Merkel will Kanzlerin bleiben - warum eigentlich?

28.12.2017, 10:56 Uhr
Merkel will Kanzlerin bleiben - warum eigentlich?

© Sebastian Gollnow/dpa

Ein "Deutschland, in dem wir gut und gerne leben" haben Angela Merkel und die CDU im Wahlkampf gezeichnet. Nun ist Deutschland tatsächlich ein Land, in dem viele Menschen gut und gerne leben.

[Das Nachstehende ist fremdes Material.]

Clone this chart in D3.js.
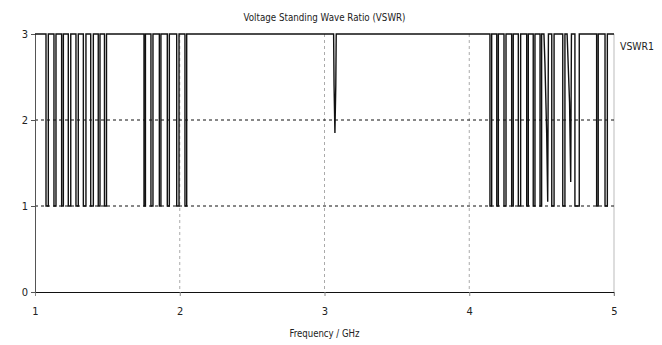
<!DOCTYPE html>
<html>
<head>
<meta charset="utf-8">
<script src="https://cdn.jsdelivr.net/npm/d3@7"></script>
<style>
  body { margin: 0; background: #fff; }
  text { font-family: "DejaVu Sans Condensed", "Liberation Sans Narrow", "Liberation Sans", sans-serif; font-size: 11px; fill: #222; }
</style>
</head>
<body>
<svg id="chart"></svg>
<script>
// tick values
const xTicks = [1, 2, 3, 4, 5];
const yTicks = [0, 1, 2, 3];

// rectangular notches (GHz): trace falls from the top of the plot (3) to 1 at dipDown and climbs back at dipUp
const dipDown = [1.076, 1.131, 1.184, 1.230, 1.283, 1.334, 1.385, 1.437, 1.480,
                 1.753, 1.801, 1.859, 1.914, 1.979, 2.036,
                 4.143, 4.190, 4.240, 4.293, 4.339, 4.397, 4.442, 4.489, 4.570, 4.646, 4.730, 4.880, 4.938];
const dipUp   = [1.092, 1.145, 1.196, 1.247, 1.299, 1.352, 1.403, 1.449, 1.494,
                 1.763, 1.815, 1.870, 1.928, 1.995, 2.048,
                 4.155, 4.201, 4.254, 4.304, 4.355, 4.408, 4.454, 4.500, 4.586, 4.661, 4.760, 4.891, 4.954];

// sloped notches that do not reach 1
const notch1Freq = [3.063, 3.066, 3.072, 3.078, 3.081];
const notch1Vswr = [3, 2.4, 1.85, 2.4, 3];
const notch2Freq = [4.516, 4.523, 4.535, 4.542, 4.547];
const notch2Vswr = [3, 2.65, 1.84, 1.05, 3];
const notch3Freq = [4.676, 4.693, 4.701, 4.706];
const notch3Vswr = [3, 2.2, 1.28, 3];

const W = 662, H = 345;
const margin = { top: 34, right: 48, bottom: 53, left: 35 };

const svg = d3.select("#chart").attr("width", W).attr("height", H);

const x = d3.scaleLinear().domain([1, 5]).range([margin.left, W - margin.right]);
const y = d3.scaleLinear().domain([0, 3]).range([H - margin.bottom, margin.top]);

// build the trace
let groups = [];
dipDown.forEach((f, i) => {
    groups.push([{ f: f, v: 3 }, { f: f, v: 1 }, { f: dipUp[i], v: 1 }, { f: dipUp[i], v: 3 }]);
});
[[notch1Freq, notch1Vswr], [notch2Freq, notch2Vswr], [notch3Freq, notch3Vswr]].forEach(n => {
    groups.push(n[0].map((f, i) => ({ f: f, v: n[1][i] })));
});
groups.sort((a, b) => a[0].f - b[0].f);
let trace = [{ f: 1, v: 3 }].concat(...groups).concat([{ f: 5, v: 3 }]);

// grid
svg.append("g").selectAll("line")
    .data([2, 3, 4])
    .join("line")
    .attr("x1", d => x(d)).attr("x2", d => x(d))
    .attr("y1", y(3)).attr("y2", y(0))
    .attr("stroke", "#aaa")
    .attr("stroke-dasharray", "3,3");

svg.append("line")
    .attr("x1", x(5)).attr("x2", x(5))
    .attr("y1", y(3)).attr("y2", y(0) + 4)
    .attr("stroke", "#bbb");

svg.append("g").selectAll("line")
    .data([1, 2])
    .join("line")
    .attr("x1", x(1)).attr("x2", x(5))
    .attr("y1", d => y(d)).attr("y2", d => y(d))
    .attr("stroke", "#111")
    .attr("stroke-dasharray", "3,3");

// axes
const xAxis = d3.axisBottom(x).tickValues(xTicks).tickSize(4).tickPadding(11).tickFormat(d3.format("d"));
const yAxis = d3.axisLeft(y).tickValues(yTicks).tickSize(4).tickPadding(3).tickFormat(d3.format("d"));

svg.append("g")
    .attr("transform", `translate(0,${y(0)})`)
    .call(xAxis)
    .call(g => g.select(".domain").attr("stroke", "#111"))
    .call(g => g.selectAll(".tick line").attr("stroke", "#888"))
    .call(g => g.selectAll("text").style("font-size", "11px").attr("fill", "#222"));

svg.append("g")
    .attr("transform", `translate(${x(1)},0)`)
    .call(yAxis)
    .call(g => g.select(".domain").attr("stroke", "#555"))
    .call(g => g.selectAll(".tick line").attr("stroke", "#555"))
    .call(g => g.selectAll("text").style("font-size", "11px").attr("fill", "#222"));

// trace
svg.append("path")
    .datum(trace)
    .attr("fill", "none")
    .attr("stroke", "#111")
    .attr("stroke-width", 1.4)
    .attr("d", d3.line().x(d => x(d.f)).y(d => y(d.v)));

// titles
svg.append("text")
    .attr("x", x(3)).attr("y", 21)
    .attr("text-anchor", "middle")
    .attr("textLength", 162).attr("lengthAdjust", "spacingAndGlyphs")
    .text("Voltage Standing Wave Ratio (VSWR)");

svg.append("text")
    .attr("x", x(3)).attr("y", 337)
    .attr("text-anchor", "middle")
    .attr("textLength", 70).attr("lengthAdjust", "spacingAndGlyphs")
    .text("Frequency / GHz");

svg.append("text")
    .attr("x", 620).attr("y", 50)
    .attr("textLength", 34).attr("lengthAdjust", "spacingAndGlyphs")
    .text("VSWR1");
</script>
</body>
</html>
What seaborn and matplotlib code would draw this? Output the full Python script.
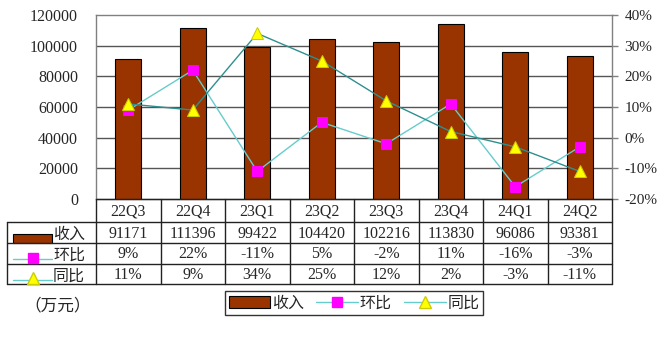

Nur musste der Satz wie ein Hohn auf all diejenigen wirken, die es eben nicht so gut haben: die sich als prekär bezahlte Paketfahrer aufreiben, wo doch immer vom "Wirtschaftswunderland" die Rede ist. Die nicht wissen, wie sie das Geld für die Schul-Abschlussfeier der Kinder zusammenbekommen sollen, wo andere Eltern aufwendige Exklusiv-Events planen. Die auf der Warteliste für die Genossenschaftswohnung ganz hinten stehen, wo nebenan Appartements für eine neue urbane Oberschicht gebaut werden. Die auf dem Land die Schließung des letzten Ladens mit ansehen müssen, wo doch die Metropolen so boomen.

Fast neun Prozentpunkte verlor die Union schließlich bei der Wahl. Angela Merkel hätte daraus Konsequenzen für ihre Politik ableiten können. Doch stattdessen erklärte sie am Tag nach der Wahl: "Ich kann nicht erkennen, was wir jetzt anders machen müssen." Es gibt wohl kaum einen Satz, der die Entfremdung zwischen der Dauerkanzlerin und einem großen Teil der Bevölkerung - inzwischen will fast jeder Zweite ihren Abgang - derart offenbart.

Deutschland ist ein gespaltenes Land. Viele Bürger merken das. Wer sich in der Gesellschaft unten fühlt, bei dem bauen sich Frust und Hoffnungslosigkeit auf. Und wer zur Mittelschicht gehört, der fragt sich, ob das später auch noch für seine Kinder gelten wird.

Für die Union ist sie: alternativlos

Natürlich hat das keinesfalls nur Angela Merkel zu verantworten, trotz ihrer inzwischen zwölf Jahre im Kanzleramt. Jemand, der für sich in Anspruch nimmt, vier weitere Jahre als Bundeskanzlerin zu regieren, steht aber in der Pflicht, eine Vision zu skizzieren, wie er die Probleme lösen will. Angela Merkel macht dazu keine Anstalten. So drängt sich eine Frage auf: Warum will sie eigentlich Kanzlerin bleiben?

Dass eine mögliche Antwort darauf eine Gegenfrage ist – nämlich: Wer soll es denn sonst machen? –, das geht auf Merkel selbst zurück. Sie hat ihre Partei nicht nur vieler konservativer Positionen beraubt, sondern auch vieler Personen, die womöglich Kanzlerformat gehabt hätten, Merkel aber genau deswegen gefährlich erschienen.

Für die Union ist Angela Merkel damit zu Beginn des Jahres 2018 tatsächlich noch: alternativlos. Für Deutschland ist das nicht unbedingt die beste Nachricht.